→ What needs to be done
Each line that holds the word "Write" should be returned.
++++ Records provided
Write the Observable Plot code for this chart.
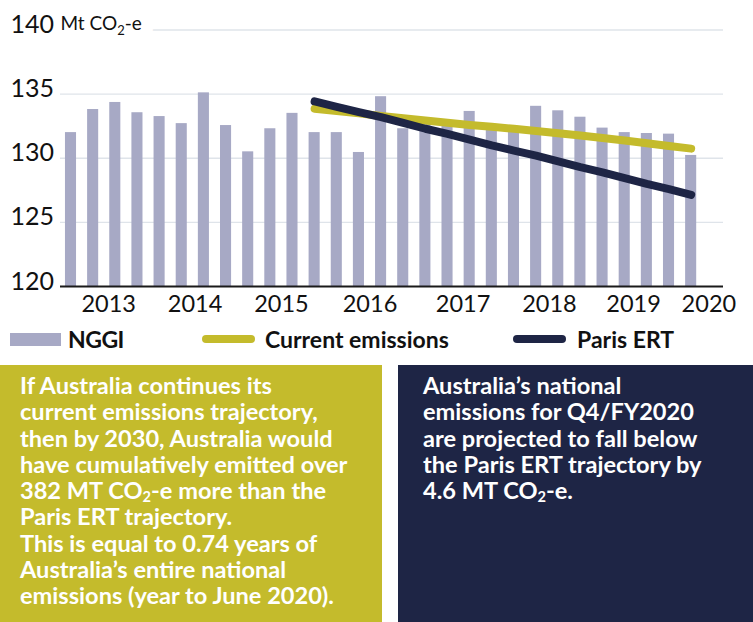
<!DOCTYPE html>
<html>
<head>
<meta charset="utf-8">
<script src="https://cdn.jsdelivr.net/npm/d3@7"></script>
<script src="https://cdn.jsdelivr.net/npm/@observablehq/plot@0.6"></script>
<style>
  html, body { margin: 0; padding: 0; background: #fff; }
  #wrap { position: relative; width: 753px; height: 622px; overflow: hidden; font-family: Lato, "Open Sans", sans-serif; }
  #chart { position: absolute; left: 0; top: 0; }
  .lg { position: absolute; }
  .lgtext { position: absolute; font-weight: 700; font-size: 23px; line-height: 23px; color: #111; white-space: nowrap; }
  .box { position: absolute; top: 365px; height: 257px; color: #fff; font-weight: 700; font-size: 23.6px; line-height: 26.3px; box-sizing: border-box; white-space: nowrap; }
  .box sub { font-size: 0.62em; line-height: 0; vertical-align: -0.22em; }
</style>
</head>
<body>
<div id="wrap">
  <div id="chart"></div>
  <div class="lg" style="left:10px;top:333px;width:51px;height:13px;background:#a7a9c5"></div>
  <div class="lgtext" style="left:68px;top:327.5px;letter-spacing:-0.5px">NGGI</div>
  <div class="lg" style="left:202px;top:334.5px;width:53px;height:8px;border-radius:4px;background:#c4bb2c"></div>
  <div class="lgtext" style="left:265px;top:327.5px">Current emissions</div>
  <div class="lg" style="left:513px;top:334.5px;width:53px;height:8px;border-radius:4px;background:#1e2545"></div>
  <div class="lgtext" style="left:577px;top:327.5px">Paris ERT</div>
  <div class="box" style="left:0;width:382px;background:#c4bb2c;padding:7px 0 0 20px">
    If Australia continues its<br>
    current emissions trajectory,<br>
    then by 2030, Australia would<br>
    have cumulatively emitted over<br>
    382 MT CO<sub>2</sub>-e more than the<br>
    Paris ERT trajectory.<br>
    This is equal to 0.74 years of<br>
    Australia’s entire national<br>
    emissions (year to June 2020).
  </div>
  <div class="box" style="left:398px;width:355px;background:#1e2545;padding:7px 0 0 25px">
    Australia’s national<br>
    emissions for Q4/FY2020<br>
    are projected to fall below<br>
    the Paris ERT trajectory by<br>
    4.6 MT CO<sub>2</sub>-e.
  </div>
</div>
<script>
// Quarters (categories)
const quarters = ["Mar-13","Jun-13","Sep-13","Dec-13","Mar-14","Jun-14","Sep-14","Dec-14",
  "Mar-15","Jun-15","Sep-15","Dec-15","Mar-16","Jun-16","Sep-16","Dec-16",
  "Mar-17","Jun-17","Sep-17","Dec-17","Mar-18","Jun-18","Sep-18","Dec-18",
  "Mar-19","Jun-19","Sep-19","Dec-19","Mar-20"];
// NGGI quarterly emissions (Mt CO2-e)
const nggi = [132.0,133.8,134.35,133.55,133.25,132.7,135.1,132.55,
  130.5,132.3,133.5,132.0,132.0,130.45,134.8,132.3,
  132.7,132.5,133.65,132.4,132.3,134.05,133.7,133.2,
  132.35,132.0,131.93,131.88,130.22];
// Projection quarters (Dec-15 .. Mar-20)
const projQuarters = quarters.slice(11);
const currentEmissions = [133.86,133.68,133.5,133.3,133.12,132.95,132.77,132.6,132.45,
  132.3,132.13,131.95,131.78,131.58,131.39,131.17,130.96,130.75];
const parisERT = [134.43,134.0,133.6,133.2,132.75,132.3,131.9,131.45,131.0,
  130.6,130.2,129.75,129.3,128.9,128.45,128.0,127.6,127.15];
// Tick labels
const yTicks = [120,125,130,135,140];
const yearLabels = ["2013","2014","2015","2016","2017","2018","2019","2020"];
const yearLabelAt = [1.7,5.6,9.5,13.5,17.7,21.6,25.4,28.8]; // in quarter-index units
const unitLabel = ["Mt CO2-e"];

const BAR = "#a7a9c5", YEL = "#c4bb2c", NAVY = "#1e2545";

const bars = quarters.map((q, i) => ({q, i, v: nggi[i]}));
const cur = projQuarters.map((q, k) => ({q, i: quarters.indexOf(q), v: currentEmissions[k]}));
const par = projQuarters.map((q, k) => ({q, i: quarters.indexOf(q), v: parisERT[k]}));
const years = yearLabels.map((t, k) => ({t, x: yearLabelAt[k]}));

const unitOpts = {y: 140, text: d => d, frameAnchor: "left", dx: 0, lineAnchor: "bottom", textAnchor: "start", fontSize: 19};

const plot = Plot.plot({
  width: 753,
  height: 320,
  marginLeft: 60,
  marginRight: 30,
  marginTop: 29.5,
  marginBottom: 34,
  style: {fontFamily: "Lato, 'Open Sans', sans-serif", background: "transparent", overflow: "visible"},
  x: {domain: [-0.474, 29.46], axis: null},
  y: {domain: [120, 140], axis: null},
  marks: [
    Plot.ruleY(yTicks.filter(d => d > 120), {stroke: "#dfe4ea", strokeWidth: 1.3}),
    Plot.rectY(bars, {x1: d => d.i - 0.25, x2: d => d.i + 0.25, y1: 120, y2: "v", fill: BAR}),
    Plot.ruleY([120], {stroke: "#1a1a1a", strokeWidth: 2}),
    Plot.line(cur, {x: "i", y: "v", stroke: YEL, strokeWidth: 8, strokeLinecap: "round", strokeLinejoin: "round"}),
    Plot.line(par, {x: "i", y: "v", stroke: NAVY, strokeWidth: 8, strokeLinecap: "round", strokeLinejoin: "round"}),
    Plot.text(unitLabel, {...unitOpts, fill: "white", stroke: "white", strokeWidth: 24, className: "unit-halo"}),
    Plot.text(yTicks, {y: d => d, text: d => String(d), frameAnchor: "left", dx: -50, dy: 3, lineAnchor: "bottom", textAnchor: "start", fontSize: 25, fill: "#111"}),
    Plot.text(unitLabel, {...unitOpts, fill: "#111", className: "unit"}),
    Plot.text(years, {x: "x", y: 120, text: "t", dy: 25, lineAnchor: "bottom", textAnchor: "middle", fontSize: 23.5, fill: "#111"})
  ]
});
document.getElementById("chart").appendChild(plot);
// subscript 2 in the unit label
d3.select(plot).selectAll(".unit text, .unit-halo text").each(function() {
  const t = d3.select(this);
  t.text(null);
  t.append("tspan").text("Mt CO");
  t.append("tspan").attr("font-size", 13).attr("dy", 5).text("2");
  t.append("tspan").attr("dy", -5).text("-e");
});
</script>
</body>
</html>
++++++++
++++ Records provided
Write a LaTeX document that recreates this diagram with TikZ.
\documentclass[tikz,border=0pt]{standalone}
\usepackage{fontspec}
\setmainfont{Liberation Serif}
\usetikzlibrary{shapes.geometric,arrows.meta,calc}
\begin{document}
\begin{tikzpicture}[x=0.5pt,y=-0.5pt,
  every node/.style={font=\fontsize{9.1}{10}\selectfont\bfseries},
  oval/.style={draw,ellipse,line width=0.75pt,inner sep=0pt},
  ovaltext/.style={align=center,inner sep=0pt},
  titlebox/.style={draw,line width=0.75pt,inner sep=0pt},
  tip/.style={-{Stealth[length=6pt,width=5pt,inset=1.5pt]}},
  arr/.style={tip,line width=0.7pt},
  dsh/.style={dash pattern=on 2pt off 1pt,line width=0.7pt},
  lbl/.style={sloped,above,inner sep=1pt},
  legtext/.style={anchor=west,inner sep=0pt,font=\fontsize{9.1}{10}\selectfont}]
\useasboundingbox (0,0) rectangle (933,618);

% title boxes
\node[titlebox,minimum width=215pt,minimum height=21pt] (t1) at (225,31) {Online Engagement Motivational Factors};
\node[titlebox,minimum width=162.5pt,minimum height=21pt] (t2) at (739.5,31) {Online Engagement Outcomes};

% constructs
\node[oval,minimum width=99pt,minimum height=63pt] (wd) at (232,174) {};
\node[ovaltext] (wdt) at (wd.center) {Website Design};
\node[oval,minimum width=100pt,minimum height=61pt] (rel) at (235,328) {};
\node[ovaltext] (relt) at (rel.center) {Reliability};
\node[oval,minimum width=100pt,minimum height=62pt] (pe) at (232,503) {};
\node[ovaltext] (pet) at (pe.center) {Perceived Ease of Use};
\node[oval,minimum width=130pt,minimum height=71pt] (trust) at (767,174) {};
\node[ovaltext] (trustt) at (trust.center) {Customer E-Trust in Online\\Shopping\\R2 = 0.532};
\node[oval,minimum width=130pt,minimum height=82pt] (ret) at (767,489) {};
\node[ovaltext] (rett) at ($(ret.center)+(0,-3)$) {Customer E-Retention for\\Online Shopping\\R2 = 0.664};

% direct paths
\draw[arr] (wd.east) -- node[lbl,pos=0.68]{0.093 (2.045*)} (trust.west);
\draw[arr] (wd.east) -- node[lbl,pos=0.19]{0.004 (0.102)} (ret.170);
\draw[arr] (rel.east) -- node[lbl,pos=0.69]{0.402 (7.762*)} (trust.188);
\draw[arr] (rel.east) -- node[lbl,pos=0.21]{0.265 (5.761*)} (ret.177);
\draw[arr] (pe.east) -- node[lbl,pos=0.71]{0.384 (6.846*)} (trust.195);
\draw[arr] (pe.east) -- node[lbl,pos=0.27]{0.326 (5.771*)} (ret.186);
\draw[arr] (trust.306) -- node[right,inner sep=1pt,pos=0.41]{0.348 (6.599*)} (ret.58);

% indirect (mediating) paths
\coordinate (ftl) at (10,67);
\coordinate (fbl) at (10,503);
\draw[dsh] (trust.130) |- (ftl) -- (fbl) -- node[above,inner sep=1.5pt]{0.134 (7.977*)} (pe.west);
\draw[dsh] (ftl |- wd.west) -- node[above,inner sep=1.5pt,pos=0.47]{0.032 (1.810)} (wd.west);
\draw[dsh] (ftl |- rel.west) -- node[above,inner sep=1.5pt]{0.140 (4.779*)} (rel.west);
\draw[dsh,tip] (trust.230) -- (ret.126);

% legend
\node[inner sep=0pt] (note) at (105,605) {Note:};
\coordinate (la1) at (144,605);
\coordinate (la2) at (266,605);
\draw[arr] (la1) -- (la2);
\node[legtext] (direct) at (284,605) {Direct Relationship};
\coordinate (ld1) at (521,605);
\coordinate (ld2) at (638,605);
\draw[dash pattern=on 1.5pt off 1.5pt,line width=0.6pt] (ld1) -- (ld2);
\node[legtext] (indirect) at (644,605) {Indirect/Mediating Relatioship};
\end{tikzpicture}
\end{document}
++++++++
++++ Records provided
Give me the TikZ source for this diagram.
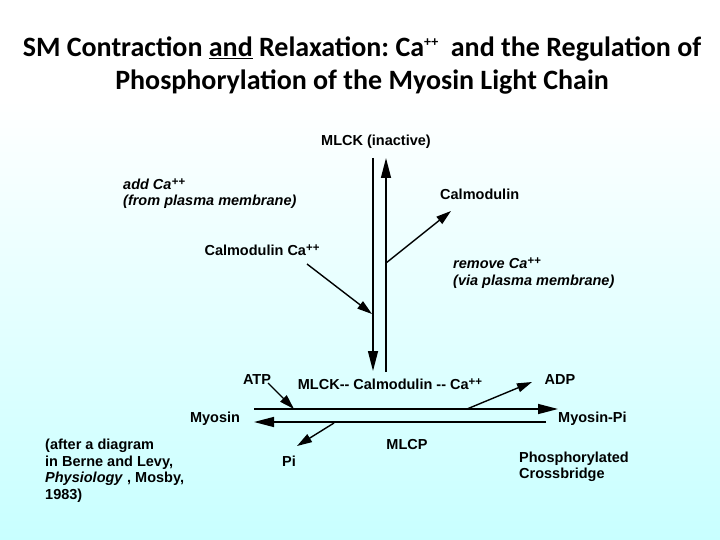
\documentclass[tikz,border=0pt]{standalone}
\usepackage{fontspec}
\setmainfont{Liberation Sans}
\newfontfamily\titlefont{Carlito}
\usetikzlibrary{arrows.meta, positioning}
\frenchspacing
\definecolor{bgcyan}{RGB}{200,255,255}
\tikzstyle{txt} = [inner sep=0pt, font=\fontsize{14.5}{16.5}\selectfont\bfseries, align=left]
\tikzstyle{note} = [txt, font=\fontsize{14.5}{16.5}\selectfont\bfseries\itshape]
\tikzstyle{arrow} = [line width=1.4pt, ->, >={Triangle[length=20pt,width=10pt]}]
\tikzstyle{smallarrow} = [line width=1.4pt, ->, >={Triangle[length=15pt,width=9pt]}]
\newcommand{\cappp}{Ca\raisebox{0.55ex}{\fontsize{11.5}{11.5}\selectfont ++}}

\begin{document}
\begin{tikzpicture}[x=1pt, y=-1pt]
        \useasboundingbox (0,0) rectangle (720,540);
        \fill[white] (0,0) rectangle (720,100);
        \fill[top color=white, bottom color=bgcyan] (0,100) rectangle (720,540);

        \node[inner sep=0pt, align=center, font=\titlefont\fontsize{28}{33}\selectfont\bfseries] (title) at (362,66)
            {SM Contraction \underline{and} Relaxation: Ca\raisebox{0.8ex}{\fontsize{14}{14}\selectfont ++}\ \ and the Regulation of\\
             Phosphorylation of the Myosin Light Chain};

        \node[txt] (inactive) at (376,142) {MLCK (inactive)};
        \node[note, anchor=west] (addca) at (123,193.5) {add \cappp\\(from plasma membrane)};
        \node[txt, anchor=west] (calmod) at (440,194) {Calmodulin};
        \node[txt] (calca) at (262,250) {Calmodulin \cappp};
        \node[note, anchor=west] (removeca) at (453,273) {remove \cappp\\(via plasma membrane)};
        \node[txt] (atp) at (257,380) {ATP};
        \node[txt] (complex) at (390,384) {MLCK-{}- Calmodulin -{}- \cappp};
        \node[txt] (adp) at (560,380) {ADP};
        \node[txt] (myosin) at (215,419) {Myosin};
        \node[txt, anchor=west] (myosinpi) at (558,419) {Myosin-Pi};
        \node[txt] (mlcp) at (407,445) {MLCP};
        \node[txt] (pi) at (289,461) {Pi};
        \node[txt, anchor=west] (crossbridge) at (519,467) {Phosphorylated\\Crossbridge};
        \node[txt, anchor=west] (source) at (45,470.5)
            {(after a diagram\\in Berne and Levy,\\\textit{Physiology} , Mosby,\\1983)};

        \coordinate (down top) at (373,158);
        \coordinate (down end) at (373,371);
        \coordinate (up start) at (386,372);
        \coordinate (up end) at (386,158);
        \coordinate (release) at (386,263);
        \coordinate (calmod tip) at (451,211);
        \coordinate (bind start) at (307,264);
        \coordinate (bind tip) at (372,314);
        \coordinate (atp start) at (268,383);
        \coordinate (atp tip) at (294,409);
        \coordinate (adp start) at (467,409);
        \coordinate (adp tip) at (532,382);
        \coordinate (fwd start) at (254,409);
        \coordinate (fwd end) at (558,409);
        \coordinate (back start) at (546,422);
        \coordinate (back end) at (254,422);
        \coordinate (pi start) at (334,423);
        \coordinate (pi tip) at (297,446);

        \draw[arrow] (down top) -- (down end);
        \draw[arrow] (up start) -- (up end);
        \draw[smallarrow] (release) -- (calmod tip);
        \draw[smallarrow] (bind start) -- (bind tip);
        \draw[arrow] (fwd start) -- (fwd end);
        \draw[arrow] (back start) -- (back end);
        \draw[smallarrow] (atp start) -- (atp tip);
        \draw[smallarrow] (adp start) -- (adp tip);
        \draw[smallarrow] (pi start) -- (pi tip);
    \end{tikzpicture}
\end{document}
++++++++
→ Written response
Write the Observable Plot code for this chart.
Write a LaTeX document that recreates this diagram with TikZ.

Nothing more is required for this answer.